== Exercise requirements ==
Please copy the lines below exactly, from the first one through the line showing "clip_on=False)".

== Material provided ==
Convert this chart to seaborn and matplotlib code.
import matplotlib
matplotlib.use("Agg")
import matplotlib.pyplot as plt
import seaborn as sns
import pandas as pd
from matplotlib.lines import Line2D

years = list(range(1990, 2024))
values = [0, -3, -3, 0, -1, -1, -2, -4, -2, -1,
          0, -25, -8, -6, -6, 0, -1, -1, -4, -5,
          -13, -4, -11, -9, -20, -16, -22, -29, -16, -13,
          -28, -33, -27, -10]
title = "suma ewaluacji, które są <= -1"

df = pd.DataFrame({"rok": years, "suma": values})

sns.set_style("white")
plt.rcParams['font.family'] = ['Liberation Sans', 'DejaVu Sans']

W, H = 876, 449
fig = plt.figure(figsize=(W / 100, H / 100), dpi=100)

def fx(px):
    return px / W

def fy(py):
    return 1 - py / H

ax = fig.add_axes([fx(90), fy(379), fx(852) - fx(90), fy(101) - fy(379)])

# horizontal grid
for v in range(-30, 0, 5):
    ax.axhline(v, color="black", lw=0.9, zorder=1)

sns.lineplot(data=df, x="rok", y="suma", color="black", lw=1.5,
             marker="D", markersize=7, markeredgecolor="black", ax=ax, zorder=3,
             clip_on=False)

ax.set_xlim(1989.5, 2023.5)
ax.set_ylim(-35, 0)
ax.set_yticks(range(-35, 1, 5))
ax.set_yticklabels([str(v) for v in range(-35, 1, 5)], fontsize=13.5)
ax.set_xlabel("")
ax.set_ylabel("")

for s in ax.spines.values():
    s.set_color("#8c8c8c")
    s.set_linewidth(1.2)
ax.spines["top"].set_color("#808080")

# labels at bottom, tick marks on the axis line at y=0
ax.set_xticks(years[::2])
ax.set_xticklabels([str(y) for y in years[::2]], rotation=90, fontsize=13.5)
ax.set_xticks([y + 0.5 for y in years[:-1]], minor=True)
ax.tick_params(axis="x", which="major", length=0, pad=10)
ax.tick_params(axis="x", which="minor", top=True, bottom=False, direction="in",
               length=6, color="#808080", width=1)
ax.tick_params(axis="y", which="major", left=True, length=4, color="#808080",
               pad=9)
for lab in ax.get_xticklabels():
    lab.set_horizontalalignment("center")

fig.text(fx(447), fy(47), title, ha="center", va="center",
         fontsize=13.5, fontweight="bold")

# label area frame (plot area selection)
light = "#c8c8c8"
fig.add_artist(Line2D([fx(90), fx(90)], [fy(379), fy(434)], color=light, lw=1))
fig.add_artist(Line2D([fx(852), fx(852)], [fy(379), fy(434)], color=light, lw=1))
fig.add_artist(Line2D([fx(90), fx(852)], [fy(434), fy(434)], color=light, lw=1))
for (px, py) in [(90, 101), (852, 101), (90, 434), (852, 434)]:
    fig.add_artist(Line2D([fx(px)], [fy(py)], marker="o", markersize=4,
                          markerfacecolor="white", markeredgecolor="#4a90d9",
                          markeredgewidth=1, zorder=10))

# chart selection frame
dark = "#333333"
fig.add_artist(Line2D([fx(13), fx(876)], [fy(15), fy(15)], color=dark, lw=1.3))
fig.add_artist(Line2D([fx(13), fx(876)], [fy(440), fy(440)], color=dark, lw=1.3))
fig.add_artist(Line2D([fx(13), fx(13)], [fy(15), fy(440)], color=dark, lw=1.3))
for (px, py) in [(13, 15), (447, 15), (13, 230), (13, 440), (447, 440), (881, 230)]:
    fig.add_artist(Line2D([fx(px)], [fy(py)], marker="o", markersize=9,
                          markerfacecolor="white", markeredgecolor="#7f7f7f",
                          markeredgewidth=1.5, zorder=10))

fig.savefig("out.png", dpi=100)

== Worked solution ==
Convert this chart to seaborn and matplotlib code.
import matplotlib
matplotlib.use("Agg")
import matplotlib.pyplot as plt
import seaborn as sns
import pandas as pd
from matplotlib.lines import Line2D

years = list(range(1990, 2024))
values = [0, -3, -3, 0, -1, -1, -2, -4, -2, -1,
          0, -25, -8, -6, -6, 0, -1, -1, -4, -5,
          -13, -4, -11, -9, -20, -16, -22, -29, -16, -13,
          -28, -33, -27, -10]
title = "suma ewaluacji, które są <= -1"

df = pd.DataFrame({"rok": years, "suma": values})

sns.set_style("white")
plt.rcParams['font.family'] = ['Liberation Sans', 'DejaVu Sans']

W, H = 876, 449
fig = plt.figure(figsize=(W / 100, H / 100), dpi=100)

def fx(px):
    return px / W

def fy(py):
    return 1 - py / H

ax = fig.add_axes([fx(90), fy(379), fx(852) - fx(90), fy(101) - fy(379)])

# horizontal grid
for v in range(-30, 0, 5):
    ax.axhline(v, color="black", lw=0.9, zorder=1)

sns.lineplot(data=df, x="rok", y="suma", color="black", lw=1.5,
             marker="D", markersize=7, markeredgecolor="black", ax=ax, zorder=3,
             clip_on=False)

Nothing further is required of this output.